BAGDAD/WASHINGTON - De coalitiemacht heeft donderdag opnieuw Bagdad zwaar gebombardeerd. Eind van de middag werden in de buitenwijken tal van explosies en intensief werkend luchtafweergeschut gehoord. Dat heeft een journalist van het Franse persbureau AFP in de Iraakse hoofdstad gemeld.
Volgens Arabische televisiezenders klonk er eerder op de dag ook luchtalarm bij het ministerie van Informatie. Het gebouw werd echter niet geraakt, zo bleek later toen er op het departement een persconferentie werd gehouden. In het centrum van de stad deden zich veel zware explosies voor. De aanvallen op de buitenwijken zouden zijn gericht op soldaten van de Republikeinse Garde die zich daar hebben ingegraven om de stad te verdedigen tegen de Amerikaanse en Britse troepen.
Inwoners van Bagdad die de stad willen ontvluchten uit angst voor de bombardementen, worden teruggestuurd door de Republikeinse Garde van Irak. Dat zegt een correspondent van het Iraanse persbureau IRNA. Iraakse militaire eenheden hebben zich volgens IRNA met raketlanceerinrichtingen in woonwijken gevestigd, om de burgerbevolking als menselijk schild te kunnen gebruiken.
De Verenigde Staten sluiten niet uit dat Irak ook zelf achter de raketinslag op een markt in Bagdad zat. Die kostte woensdag zeker vijftien burgers het leven. Op een persconferentie in het commandocentrum in Qatar zei generaal Vincent Brooks dat het "gezien het gedrag van het regime de laatste tijd" een opzettelijke aanval op de markt kan zijn geweest.
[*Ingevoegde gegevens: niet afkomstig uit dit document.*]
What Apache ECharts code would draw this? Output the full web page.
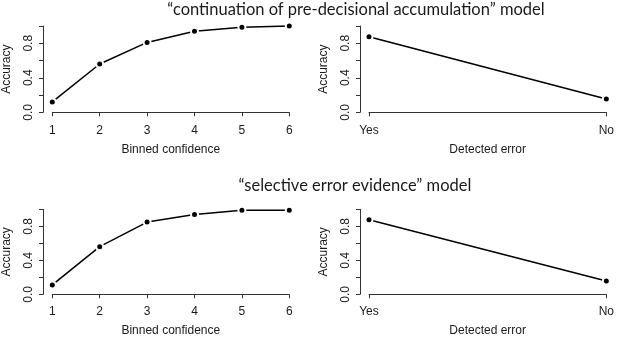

Daarmee zouden de machthebbers de coalitie in een kwaad daglicht hebben willen stellen.
Bij de opmars naar Bagdad vanuit het zuiden hebben geallieerde troepen zware strijd geleverd tegen Iraakse militairen. Vooral om de stad Basra is weer hevig gevochten. In de stad bevinden zich volgens een Britse legerwoordvoerder gewone Iraakse militairen en bijzonder regeringsgetrouwe eenheden van de paramilitaire Fedayeen Saddam. Die zouden de gewone militairen dwingen de strijd voort te zetten.
Binnenkort zullen de geallieerden ook de aanval inzetten vanuit het noorden van Irak. In de nacht van woensdag op donderdag zijn ongeveer 1000 Amerikaanse parachutisten geland op het vliegveld Bashur bij de stad Arbil, in door Koerden gecontroleerd gebied. Een journalist van het Britse persbureau Reuters meldde dat Koerdische strijders de Amerikanen hielpen. De komende dagen zullen nog eens 1000 militairen en zwaar materieel worden overgevlogen naar Bashur.
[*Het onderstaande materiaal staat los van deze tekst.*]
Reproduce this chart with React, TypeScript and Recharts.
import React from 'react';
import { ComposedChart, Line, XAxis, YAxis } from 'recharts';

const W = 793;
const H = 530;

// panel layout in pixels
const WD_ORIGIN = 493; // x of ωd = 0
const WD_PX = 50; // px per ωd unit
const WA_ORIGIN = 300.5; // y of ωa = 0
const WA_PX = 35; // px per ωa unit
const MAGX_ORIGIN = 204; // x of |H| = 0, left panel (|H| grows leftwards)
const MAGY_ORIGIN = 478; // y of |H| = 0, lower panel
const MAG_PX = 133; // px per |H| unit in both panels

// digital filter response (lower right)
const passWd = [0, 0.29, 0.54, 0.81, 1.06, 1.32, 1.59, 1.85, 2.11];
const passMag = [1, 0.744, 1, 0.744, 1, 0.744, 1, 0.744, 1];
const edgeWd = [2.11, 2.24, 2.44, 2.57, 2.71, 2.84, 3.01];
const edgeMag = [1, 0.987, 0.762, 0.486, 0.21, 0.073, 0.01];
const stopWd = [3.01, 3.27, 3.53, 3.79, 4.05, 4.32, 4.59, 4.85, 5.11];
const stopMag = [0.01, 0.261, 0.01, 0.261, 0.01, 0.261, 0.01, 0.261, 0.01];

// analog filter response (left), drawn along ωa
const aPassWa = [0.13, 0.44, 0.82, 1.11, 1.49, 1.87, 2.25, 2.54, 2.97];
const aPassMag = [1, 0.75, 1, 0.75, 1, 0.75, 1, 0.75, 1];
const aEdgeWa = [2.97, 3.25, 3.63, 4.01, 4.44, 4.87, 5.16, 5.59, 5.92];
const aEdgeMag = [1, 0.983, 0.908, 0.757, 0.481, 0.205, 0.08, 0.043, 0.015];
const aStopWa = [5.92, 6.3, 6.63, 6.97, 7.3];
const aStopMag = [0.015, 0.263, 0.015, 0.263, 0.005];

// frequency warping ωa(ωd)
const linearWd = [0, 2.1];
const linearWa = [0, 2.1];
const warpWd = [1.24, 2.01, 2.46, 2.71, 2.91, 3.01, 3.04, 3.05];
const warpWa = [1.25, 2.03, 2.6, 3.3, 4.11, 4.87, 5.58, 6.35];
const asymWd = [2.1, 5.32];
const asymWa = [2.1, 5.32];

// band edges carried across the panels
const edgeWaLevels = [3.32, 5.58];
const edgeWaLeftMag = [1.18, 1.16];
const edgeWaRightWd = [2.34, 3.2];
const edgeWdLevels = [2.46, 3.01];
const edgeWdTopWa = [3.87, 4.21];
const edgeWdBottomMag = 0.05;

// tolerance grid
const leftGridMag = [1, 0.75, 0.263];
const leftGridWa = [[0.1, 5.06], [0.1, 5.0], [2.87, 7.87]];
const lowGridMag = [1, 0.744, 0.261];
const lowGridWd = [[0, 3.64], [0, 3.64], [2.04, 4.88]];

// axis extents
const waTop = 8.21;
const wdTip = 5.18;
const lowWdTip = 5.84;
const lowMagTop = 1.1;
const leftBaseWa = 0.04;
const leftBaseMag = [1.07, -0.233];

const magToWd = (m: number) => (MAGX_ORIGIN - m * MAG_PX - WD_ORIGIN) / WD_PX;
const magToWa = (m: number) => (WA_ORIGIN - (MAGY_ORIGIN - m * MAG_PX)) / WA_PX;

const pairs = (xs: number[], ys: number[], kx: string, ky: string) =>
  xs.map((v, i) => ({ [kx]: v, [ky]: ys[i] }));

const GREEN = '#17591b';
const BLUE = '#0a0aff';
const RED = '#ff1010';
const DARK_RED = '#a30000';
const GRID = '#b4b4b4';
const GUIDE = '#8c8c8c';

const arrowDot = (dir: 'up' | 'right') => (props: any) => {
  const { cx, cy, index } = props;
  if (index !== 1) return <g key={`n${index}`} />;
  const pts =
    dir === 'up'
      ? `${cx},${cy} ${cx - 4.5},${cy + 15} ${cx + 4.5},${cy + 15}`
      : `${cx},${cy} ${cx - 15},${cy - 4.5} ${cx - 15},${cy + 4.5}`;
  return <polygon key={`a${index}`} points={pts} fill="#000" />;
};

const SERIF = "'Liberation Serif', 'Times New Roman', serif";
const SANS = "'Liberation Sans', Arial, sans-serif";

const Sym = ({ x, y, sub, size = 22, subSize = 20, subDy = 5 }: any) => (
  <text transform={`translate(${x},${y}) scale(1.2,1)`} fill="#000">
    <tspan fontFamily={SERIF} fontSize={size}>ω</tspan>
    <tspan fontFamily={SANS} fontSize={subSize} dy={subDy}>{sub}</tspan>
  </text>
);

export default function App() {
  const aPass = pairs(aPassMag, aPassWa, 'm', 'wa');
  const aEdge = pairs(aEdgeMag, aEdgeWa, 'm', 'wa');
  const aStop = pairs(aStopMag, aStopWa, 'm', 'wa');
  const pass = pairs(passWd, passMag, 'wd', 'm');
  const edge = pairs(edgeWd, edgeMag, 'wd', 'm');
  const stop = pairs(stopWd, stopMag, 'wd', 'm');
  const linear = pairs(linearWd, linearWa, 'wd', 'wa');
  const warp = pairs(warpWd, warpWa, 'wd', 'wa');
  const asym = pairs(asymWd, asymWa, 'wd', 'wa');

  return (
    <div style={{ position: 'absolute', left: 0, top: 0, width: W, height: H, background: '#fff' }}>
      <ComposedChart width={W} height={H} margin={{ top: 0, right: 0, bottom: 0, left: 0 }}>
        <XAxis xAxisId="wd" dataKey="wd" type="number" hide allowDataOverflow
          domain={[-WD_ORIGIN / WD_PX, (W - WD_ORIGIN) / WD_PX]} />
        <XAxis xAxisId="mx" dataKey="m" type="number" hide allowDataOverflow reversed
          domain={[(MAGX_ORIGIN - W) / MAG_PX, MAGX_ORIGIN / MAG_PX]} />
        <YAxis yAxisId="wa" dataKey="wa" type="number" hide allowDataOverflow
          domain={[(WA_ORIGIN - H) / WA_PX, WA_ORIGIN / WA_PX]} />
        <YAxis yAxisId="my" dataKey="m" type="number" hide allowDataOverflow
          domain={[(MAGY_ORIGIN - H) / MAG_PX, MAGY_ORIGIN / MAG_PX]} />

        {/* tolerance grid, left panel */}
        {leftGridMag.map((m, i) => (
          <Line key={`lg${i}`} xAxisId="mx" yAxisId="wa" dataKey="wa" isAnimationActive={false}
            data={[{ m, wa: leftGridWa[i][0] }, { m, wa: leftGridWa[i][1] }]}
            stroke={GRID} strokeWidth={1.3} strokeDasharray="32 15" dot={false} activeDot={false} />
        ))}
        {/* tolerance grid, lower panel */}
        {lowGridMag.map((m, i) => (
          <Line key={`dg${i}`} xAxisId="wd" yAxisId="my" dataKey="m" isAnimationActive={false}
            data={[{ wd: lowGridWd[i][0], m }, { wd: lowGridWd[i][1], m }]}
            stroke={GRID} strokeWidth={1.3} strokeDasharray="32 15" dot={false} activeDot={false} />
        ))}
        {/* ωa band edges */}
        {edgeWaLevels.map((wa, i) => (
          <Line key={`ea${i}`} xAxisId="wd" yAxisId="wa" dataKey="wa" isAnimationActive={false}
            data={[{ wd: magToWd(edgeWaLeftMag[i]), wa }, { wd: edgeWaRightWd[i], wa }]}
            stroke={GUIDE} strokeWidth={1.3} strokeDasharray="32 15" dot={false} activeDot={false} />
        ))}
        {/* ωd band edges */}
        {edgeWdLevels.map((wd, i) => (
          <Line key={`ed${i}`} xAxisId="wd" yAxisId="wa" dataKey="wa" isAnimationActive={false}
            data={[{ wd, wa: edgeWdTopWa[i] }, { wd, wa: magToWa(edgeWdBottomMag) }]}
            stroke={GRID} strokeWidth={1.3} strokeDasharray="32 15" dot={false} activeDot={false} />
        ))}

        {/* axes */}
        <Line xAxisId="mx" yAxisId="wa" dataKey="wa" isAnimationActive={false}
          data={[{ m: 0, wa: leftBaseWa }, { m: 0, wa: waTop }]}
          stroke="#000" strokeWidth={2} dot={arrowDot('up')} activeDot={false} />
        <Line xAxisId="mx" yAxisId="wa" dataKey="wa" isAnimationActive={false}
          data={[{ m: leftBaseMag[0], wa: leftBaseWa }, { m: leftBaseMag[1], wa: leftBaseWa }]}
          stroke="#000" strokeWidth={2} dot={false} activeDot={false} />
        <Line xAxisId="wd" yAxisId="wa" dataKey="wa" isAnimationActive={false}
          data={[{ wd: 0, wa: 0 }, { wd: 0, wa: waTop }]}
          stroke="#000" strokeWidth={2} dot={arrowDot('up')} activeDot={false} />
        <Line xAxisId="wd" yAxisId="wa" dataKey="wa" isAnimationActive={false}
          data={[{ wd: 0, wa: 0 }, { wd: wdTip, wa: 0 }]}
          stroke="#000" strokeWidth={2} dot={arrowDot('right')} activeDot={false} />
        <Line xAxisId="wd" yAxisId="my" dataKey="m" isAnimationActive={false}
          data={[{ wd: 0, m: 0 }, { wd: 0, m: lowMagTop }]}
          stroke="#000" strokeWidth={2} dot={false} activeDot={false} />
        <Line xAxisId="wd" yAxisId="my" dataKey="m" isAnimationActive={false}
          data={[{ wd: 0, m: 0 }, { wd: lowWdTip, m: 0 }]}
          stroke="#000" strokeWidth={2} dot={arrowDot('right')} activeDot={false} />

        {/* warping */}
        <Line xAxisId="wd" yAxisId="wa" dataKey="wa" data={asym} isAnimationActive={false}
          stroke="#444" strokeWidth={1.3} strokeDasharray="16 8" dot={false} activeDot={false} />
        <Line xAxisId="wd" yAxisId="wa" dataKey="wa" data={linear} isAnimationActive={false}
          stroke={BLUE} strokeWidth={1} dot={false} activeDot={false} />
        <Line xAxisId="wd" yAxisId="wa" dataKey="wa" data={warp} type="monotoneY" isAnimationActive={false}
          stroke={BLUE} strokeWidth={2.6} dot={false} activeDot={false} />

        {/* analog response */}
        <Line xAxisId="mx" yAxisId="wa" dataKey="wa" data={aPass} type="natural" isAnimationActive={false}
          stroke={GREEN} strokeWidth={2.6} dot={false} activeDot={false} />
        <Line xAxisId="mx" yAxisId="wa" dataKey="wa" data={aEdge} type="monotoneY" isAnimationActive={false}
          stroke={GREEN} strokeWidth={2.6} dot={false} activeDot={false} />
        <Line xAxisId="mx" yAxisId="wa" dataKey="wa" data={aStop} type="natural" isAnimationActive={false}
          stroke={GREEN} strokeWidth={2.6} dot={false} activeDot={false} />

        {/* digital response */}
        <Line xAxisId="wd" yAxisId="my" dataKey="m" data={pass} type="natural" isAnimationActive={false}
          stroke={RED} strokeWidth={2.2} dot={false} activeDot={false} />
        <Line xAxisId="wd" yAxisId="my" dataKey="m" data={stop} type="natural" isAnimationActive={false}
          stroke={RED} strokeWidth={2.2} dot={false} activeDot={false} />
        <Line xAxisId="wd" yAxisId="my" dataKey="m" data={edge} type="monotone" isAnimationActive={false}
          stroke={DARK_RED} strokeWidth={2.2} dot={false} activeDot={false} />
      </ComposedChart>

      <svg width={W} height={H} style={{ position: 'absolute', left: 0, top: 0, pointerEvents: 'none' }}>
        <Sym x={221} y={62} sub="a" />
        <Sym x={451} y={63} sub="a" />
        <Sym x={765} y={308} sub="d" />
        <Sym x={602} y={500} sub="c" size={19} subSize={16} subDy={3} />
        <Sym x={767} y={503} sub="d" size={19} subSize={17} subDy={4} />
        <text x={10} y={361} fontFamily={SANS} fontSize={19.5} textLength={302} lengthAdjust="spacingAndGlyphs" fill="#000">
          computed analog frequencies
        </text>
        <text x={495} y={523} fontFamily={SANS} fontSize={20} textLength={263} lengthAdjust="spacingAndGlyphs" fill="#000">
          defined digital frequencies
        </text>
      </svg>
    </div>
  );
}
Arbil is niet alleen een strategisch punt voor een opmars richting Bagdad, maar vanuit die stad kan ook de onrustige regio onder controle worden gehouden. Volgens The Washington Post moeten de Turken ervan worden weerhouden zich met de strijd in de Koerdische regio van Irak te bemoeien. Turkije heeft 40.000 man aan de grens samengetrokken. Verder liggen de Iraakse noordelijke olievelden niet ver van Bashur.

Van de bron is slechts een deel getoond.